The lawsuit was filed in the United States District Court for the Southern District of Florida and was assigned to Judge Beth Bloom, who was nominated by President Barack Obama and confirmed by the Senate in 2014. In her order granting the defendants’ motions to dismiss, Judge Bloom relied on United States Supreme Court precedent holding that the Due Process Clause is “a limitation on the State’s power to act, not . . . a guarantee of certain minimal levels of safety and security.” In other words, “nothing in the language of the Due Process Clause itself requires the State to protect the life, liberty, and property of its citizens against invasion by private actors,” such as Cruz. Nevertheless, the Due Process Clause does impose a duty on state actors to protect people who are in their custody from harm by third parties. But, as Judge Bloom ruled, this duty does not apply to this case because students are not considered to be in the custody of the state such that they have been deprived of their ability to take care of themselves. Accordingly, the defendants did not violate the plaintiffs’ substantive due process rights.
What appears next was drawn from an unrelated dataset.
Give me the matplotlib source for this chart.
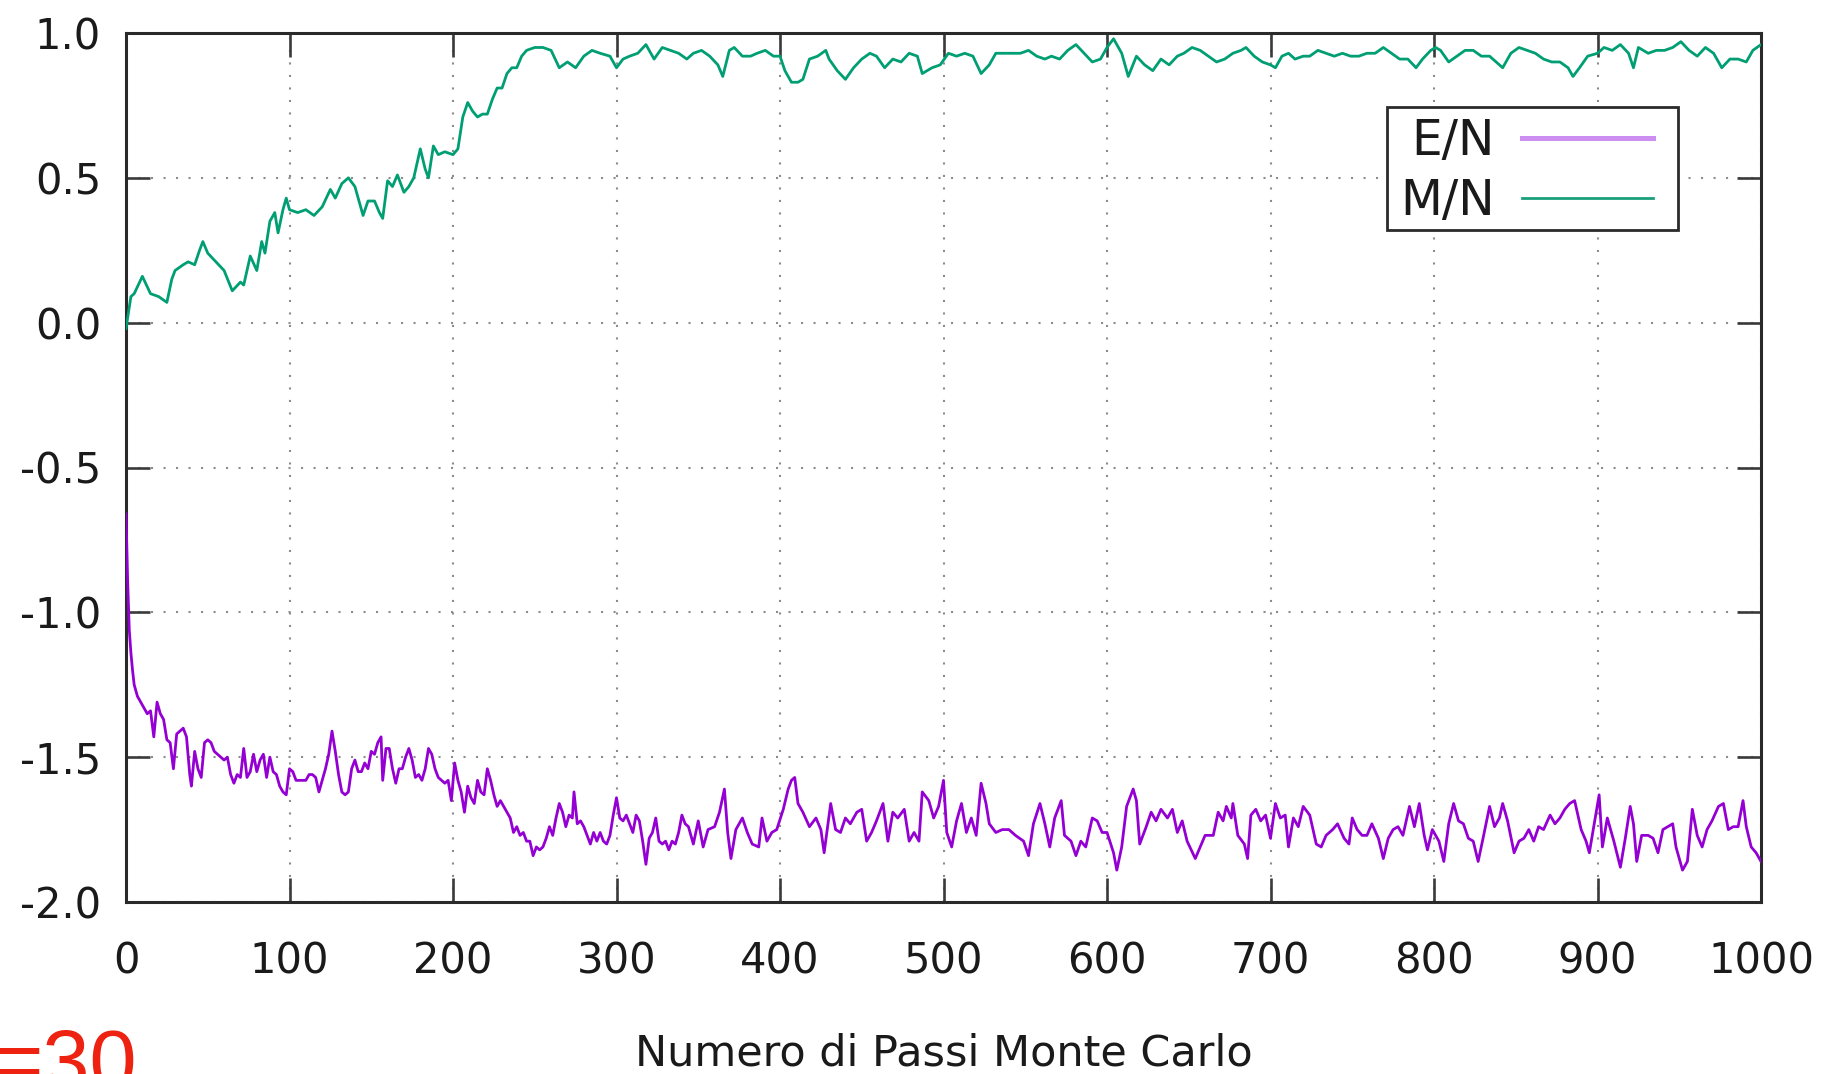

This case serves as a good reminder that the defendant in any case must have owed the plaintiff a legal duty to act or refrain from acting in a specific way. A moral duty will not suffice. Liability cannot be based on how innocent or sympathetic the plaintiff is. Nor can liability be based on the fact that a tragic event has occurred. There is no question that the plaintiffs in this case were innocent and “deserving,” but that is not enough. There must have been a legal duty. The plaintiffs in this case lost because there is no constitutional duty owed by school officials to protect students from harm inflicted by third parties. To some, this rule may be seen as unfair and contrary to common sense, but there are good policy reasons for it. After all, the purpose of the Due Process Clause was to protect people from the state, not to ensure that the state protected them from each other.